▶ **Source material**
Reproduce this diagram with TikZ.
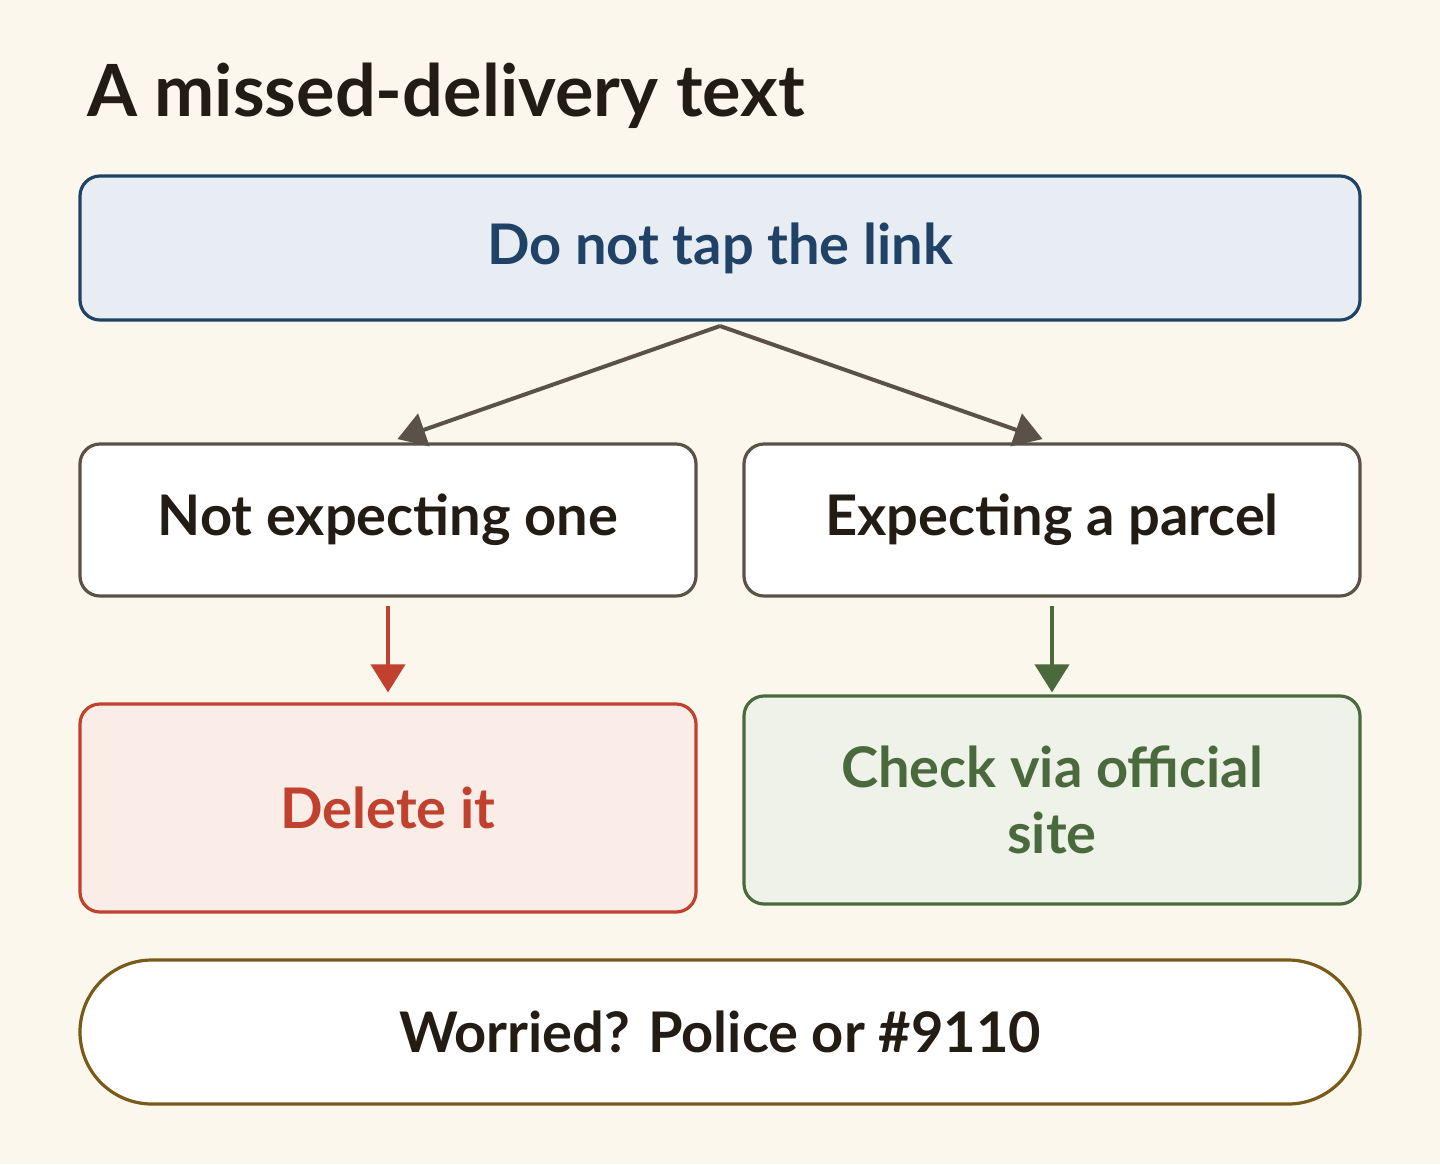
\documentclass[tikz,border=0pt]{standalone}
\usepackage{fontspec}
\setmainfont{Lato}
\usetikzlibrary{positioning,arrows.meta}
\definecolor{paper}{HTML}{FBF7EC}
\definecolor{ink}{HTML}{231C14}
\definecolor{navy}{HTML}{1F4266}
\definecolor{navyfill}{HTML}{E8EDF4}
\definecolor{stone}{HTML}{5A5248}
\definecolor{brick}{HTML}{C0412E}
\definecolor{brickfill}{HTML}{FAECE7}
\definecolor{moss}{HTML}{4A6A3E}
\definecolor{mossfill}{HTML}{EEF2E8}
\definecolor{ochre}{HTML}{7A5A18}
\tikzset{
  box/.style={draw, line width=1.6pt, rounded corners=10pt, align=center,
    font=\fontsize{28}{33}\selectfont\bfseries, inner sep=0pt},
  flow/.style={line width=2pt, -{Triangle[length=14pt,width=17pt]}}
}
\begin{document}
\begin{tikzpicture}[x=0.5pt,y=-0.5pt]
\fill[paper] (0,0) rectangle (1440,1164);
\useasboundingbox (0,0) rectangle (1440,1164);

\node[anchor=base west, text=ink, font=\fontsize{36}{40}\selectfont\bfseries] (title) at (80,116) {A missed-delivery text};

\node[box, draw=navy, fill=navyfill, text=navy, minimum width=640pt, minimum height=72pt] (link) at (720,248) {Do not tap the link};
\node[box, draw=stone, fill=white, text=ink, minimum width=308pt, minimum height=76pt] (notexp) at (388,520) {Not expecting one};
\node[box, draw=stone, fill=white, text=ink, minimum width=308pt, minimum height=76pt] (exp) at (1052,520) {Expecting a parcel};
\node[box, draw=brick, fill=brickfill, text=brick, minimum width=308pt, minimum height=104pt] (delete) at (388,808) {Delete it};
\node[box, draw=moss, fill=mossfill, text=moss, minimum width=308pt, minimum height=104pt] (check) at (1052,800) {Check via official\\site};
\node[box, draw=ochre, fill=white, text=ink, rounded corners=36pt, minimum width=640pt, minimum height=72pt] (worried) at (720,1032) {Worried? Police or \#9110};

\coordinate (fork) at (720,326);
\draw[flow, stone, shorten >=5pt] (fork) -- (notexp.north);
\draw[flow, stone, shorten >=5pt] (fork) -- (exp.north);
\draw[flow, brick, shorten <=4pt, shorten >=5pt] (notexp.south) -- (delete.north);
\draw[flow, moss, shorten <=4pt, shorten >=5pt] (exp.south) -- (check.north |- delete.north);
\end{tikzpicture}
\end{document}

▶ **Task requirements**
Reproduce the material above exactly, first line through the line that contains "(title) at (80,116)", minus the pictures.

▶ **Solution to the exercise**
Reproduce this diagram with TikZ.
\documentclass[tikz,border=0pt]{standalone}
\usepackage{fontspec}
\setmainfont{Lato}
\usetikzlibrary{positioning,arrows.meta}
\definecolor{paper}{HTML}{FBF7EC}
\definecolor{ink}{HTML}{231C14}
\definecolor{navy}{HTML}{1F4266}
\definecolor{navyfill}{HTML}{E8EDF4}
\definecolor{stone}{HTML}{5A5248}
\definecolor{brick}{HTML}{C0412E}
\definecolor{brickfill}{HTML}{FAECE7}
\definecolor{moss}{HTML}{4A6A3E}
\definecolor{mossfill}{HTML}{EEF2E8}
\definecolor{ochre}{HTML}{7A5A18}
\tikzset{
  box/.style={draw, line width=1.6pt, rounded corners=10pt, align=center,
    font=\fontsize{28}{33}\selectfont\bfseries, inner sep=0pt},
  flow/.style={line width=2pt, -{Triangle[length=14pt,width=17pt]}}
}
\begin{document}
\begin{tikzpicture}[x=0.5pt,y=-0.5pt]
\fill[paper] (0,0) rectangle (1440,1164);
\useasboundingbox (0,0) rectangle (1440,1164);

\node[anchor=base west, text=ink, font=\fontsize{36}{40}\selectfont\bfseries] (title) at (80,116) {A missed-delivery text};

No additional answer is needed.